Conflict seems to be a part of the human spirit. A good story needs conflict, otherwise we’re apt to find it dull. A story about making a sandwich is not going to be very interesting, even if it looks like it would be a good sandwich. Ingredients will be laid out, and a sandwich will be made. There is no suspense, no tension. Sandwich aficionados will know this to be not completely true, as there is a certain unpredictability, even magic, in the creation of a good sandwich, and the hoped for outcome cannot be completely assured. Nonetheless it’s telling that “making a sandwich” is not a major fictional genre. However if I go to the kitchen to make that sandwich, and I see my son is reaching for the last two pieces of bread, now it’s interesting (to me). Steel cage death match is assured, and a story worthy of a last a direct-to-DVD movie is born.
Even if a story doesn’t appear to have conflict, we’ll insert it in our reading, just to add interest. For example, one bestselling book which has lots of conflict throughout, starts out with a story that’s ostensibly conflict free. “In the beginning God created the heaven and the earth.

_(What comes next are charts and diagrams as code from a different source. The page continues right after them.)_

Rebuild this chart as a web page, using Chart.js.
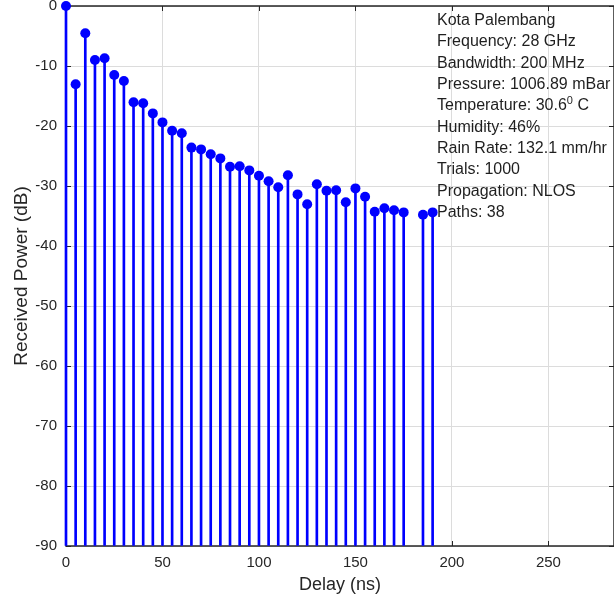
<!DOCTYPE html>
<html>
<head>
<meta charset="utf-8">
<title>Power delay profile</title>
<script src="https://cdn.jsdelivr.net/npm/chart.js@4.4.1/dist/chart.umd.min.js"></script>
<style>
  html, body { margin: 0; padding: 0; background: #fff; overflow: hidden; }
  #wrap { width: 614px; height: 602px; }
</style>
</head>
<body>
<div id="wrap"><canvas id="pdpChart" width="614" height="602"></canvas></div>
<script>
// Delay bins (ns) and the received power (dB) at each path
const delays = [0, 5, 10, 15, 20, 25, 30, 35, 40, 45, 50, 55, 60, 65, 70, 75, 80, 85, 90, 95,
                100, 105, 110, 115, 120, 125, 130, 135, 140, 145, 150, 155, 160, 165, 170, 175, 185, 190];
const powers = [0, -13.05, -4.55, -9.0, -8.7, -11.5, -12.5, -16.05, -16.2, -17.9, -19.4, -20.8, -21.2,
                -23.6, -23.9, -24.7, -25.4, -26.8, -26.7, -27.4, -28.3, -29.2, -30.2, -28.2, -31.4,
                -33.05, -29.7, -30.8, -30.7, -32.7, -30.4, -31.8, -34.3, -33.7, -34.05, -34.4, -34.8, -34.4];

// Axis ticks
const xTicks = [0, 50, 100, 150, 200, 250];
const yTicks = [0, -10, -20, -30, -40, -50, -60, -70, -80, -90];

// Info text shown in the top right ("^" marks a superscript)
const infoLines = [
    'Kota Palembang',
    'Frequency: 28 GHz',
    'Bandwidth: 200 MHz',
    'Pressure: 1006.89 mBar',
    'Temperature: 30.6^0 C',
    'Humidity: 46%',
    'Rain Rate: 132.1 mm/hr',
    'Trials: 1000',
    'Propagation: NLOS',
    'Paths: 38'
];

const FONT = '"Liberation Sans", Arial, Helvetica, sans-serif';
const AXIS_COLOR = '#262626';
const GRID_COLOR = '#dcdcdc';
const STEM_COLOR = '#0000ff';

// box around the axes with inward tick marks, like the original plot
const framePlugin = {
    id: 'frame',
    beforeDatasetsDraw(chart) {
        const { ctx, chartArea: a, scales } = chart;
        ctx.save();
        ctx.strokeStyle = AXIS_COLOR;
        ctx.lineWidth = 1.5;
        ctx.strokeRect(a.left, a.top, a.right - a.left, a.bottom - a.top);
        ctx.lineWidth = 1;
        ctx.beginPath();
        xTicks.forEach(v => {
            const px = Math.round(scales.x.getPixelForValue(v)) + 0.5;
            ctx.moveTo(px, a.top); ctx.lineTo(px, a.top + 5);
            ctx.moveTo(px, a.bottom); ctx.lineTo(px, a.bottom - 5);
        });
        yTicks.forEach(v => {
            const py = Math.round(scales.y.getPixelForValue(v)) + 0.5;
            ctx.moveTo(a.left, py); ctx.lineTo(a.left + 5, py);
            ctx.moveTo(a.right, py); ctx.lineTo(a.right - 5, py);
        });
        ctx.stroke();
        ctx.restore();
    }
};

const infoPlugin = {
    id: 'info',
    afterDatasetsDraw(chart) {
        const ctx = chart.ctx;
        ctx.save();
        ctx.fillStyle = '#1f1f1f';
        ctx.textBaseline = 'middle';
        ctx.textAlign = 'left';
        const x0 = 437, y0 = 20.7, step = 21.3;
        infoLines.forEach((line, i) => {
            const y = y0 + i * step;
            const parts = line.split('^');
            ctx.font = '16px ' + FONT;
            ctx.fillText(parts[0], x0, y);
            if (parts.length > 1) {
                let x = x0 + ctx.measureText(parts[0]).width;
                const sup = parts[1].charAt(0);
                const rest = parts[1].slice(1);
                ctx.font = '11px ' + FONT;
                ctx.fillText(sup, x, y - 5);
                x += ctx.measureText(sup).width;
                ctx.font = '16px ' + FONT;
                ctx.fillText(rest, x, y);
            }
        });
        ctx.restore();
    }
};

const ctx = document.getElementById('pdpChart').getContext('2d');
const pdpChart = new Chart(ctx, {
    type: 'bar',
    data: {
        datasets: [
            {
                type: 'scatter',
                data: delays.map((d, i) => ({ x: d, y: powers[i] })),
                backgroundColor: STEM_COLOR,
                borderColor: STEM_COLOR,
                borderWidth: 0,
                pointRadius: 5,
                pointHoverRadius: 5,
                showLine: false,
                clip: false,
                order: 0
            },
            {
                type: 'bar',
                data: delays.map((d, i) => ({ x: d, y: powers[i] })),
                base: -90,
                backgroundColor: STEM_COLOR,
                borderWidth: 0,
                barThickness: 2,
                grouped: false,
                clip: false,
                order: 1
            }
        ]
    },
    options: {
        responsive: false,
        animation: false,
        devicePixelRatio: 1,
        layout: { autoPadding: false, padding: { top: 6, right: 0, bottom: 0, left: 0 } },
        plugins: {
            legend: { display: false },
            tooltip: { enabled: false }
        },
        scales: {
            x: {
                type: 'linear',
                min: 0,
                max: 284,
                offset: false,
                grid: { color: GRID_COLOR, lineWidth: 1, drawTicks: false, offset: false },
                border: { display: false },
                afterBuildTicks: s => { s.ticks = xTicks.map(v => ({ value: v })); },
                afterFit: s => { s.height = 56; s.paddingLeft = 0; s.paddingRight = 0; },
                ticks: {
                    padding: 8,
                    color: AXIS_COLOR,
                    font: { family: FONT, size: 15 },
                    maxRotation: 0,
                    autoSkip: false,
                    callback: v => String(v)
                },
                title: {
                    display: true,
                    text: 'Delay (ns)',
                    color: AXIS_COLOR,
                    font: { family: FONT, size: 18 },
                    padding: { top: 0, bottom: 6 }
                }
            },
            y: {
                type: 'linear',
                min: -90,
                max: 0,
                grid: { color: GRID_COLOR, lineWidth: 1, drawTicks: false },
                border: { display: false },
                afterBuildTicks: s => { s.ticks = yTicks.map(v => ({ value: v })); },
                afterFit: s => { s.width = 66; s.paddingTop = 0; s.paddingBottom = 0; },
                ticks: {
                    padding: 9,
                    color: AXIS_COLOR,
                    font: { family: FONT, size: 15 },
                    autoSkip: false,
                    callback: v => String(v)
                },
                title: {
                    display: true,
                    text: 'Received Power (dB)',
                    color: AXIS_COLOR,
                    font: { family: FONT, size: 19 },
                    padding: { top: 10, bottom: 0 }
                }
            }
        }
    },
    plugins: [framePlugin, infoPlugin]
});
</script>
</body>
</html>
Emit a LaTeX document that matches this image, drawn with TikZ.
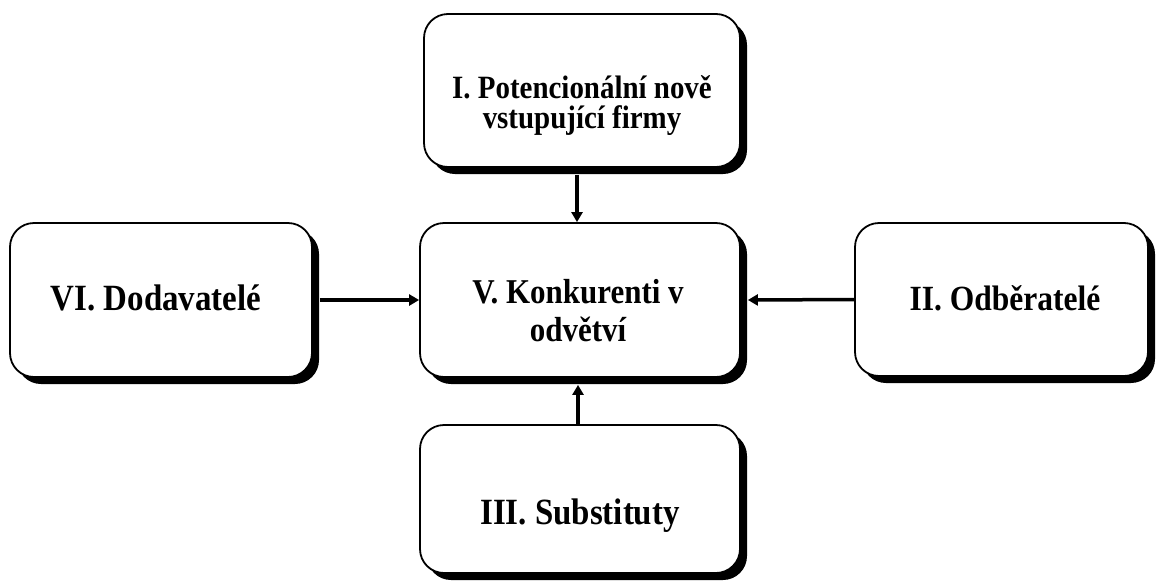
\documentclass[tikz,border=0pt]{standalone}
\usepackage{fontspec}
\setmainfont{Liberation Serif}
% slightly condensed, taller bold serif for the captions
\newfontfamily\captionfont[FakeStretch=0.89,BoldFont={Liberation Serif Bold}]{Liberation Serif}
\usetikzlibrary{shadows,arrows.meta}
\newcommand\capsize[2]{\captionfont\bfseries\fontsize{#1}{#2}\selectfont}
\begin{document}
\begin{tikzpicture}[x=1pt,y=-1pt,
  force/.style={draw=black, line width=1.8pt, fill=white, rounded corners=24pt,
    inner sep=0pt,
    drop shadow={shadow xshift=7pt, shadow yshift=-7pt, fill=black, opacity=1}},
  caption/.style={inner sep=0pt, align=center, anchor=base},
  link/.style={line width=3.5pt, -{Triangle[length=10pt,width=11pt]}}]
\useasboundingbox (0,0) rectangle (1158,581);

% the five forces
\node[force, minimum width=316pt, minimum height=153pt] (entrants) at (582,90.5) {};
\node[force, minimum width=320pt, minimum height=154pt] (rivals) at (580,300) {};
\node[force, minimum width=302pt, minimum height=154pt] (suppliers) at (161,300) {};
\node[force, minimum width=293pt, minimum height=153pt] (buyers) at (1001.5,299.5) {};
\node[force, minimum width=320pt, minimum height=148pt] (substitutes) at (580,499) {};

% captions (base anchor sits on the last line)
\node[caption, font=\capsize{32.5}{30}] (entrants-text) at (582,128)
  {I. Potencionální nově\\vstupující firmy};
\node[caption, font=\capsize{34.8}{38}] (rivals-text) at (578,341)
  {V. Konkurenti v\\odvětví};
\node[caption, font=\capsize{37}{40}] (suppliers-text) at (156,310) {VI. Dodavatelé};
\node[caption, font=\capsize{35.4}{40}] (buyers-text) at (1005,310) {II. Odběratelé};
\node[caption, font=\capsize{37}{40}] (substitutes-text) at (580,524) {III. Substituty};

% pressures acting on the industry
\draw[link] ([xshift=-5pt,yshift=-7pt]entrants.south) -- ([xshift=-3pt]rivals.north);
\draw[link] ([xshift=7pt]suppliers.east) -- (rivals.west);
\draw[link] (buyers.west) -- ([xshift=7pt]rivals.east);
\draw[link] ([xshift=-2pt]substitutes.north) -- ([xshift=-2pt,yshift=-7pt]rivals.south);
\end{tikzpicture}
\end{document}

And the earth was without form, and void; and darkness was upon the face of the deep.” It’s just a slice of life story- except before there was life- a simple portrayal of everyday events-except there was no day yet, that comes later. Nonetheless, I read conflict into this story. There is a tension between order and chaos, between something and nothing. It’s like a sandwich story, except with higher stakes. Whether or not Moses meant to have that in there, conflict exists.
Like conflict, depositing people into categories of ‘us vs them’ is not necessary for a good story, but it seems to help.
Another common story element is a clear delineation of who the good people in the story are, and who are the bad people. Although modern literature, outside of the oeuvre of Tom Clancy and ilk, may not support simplistic definitions of who is good vs bad, at least the depiction of “us” vs “them” is usually made clear. Even with anti-hero’s, like Holden Caulfield in the perennial high school assignment of Catcher in the Rye, or for the moderns among us, Deadpool, or Jayne in Firefly, it’s clear that these characters are “us”, they are on our team. Whoever they are angry at (or in the case of Jayne and Deadpool, about to kill) is “them”.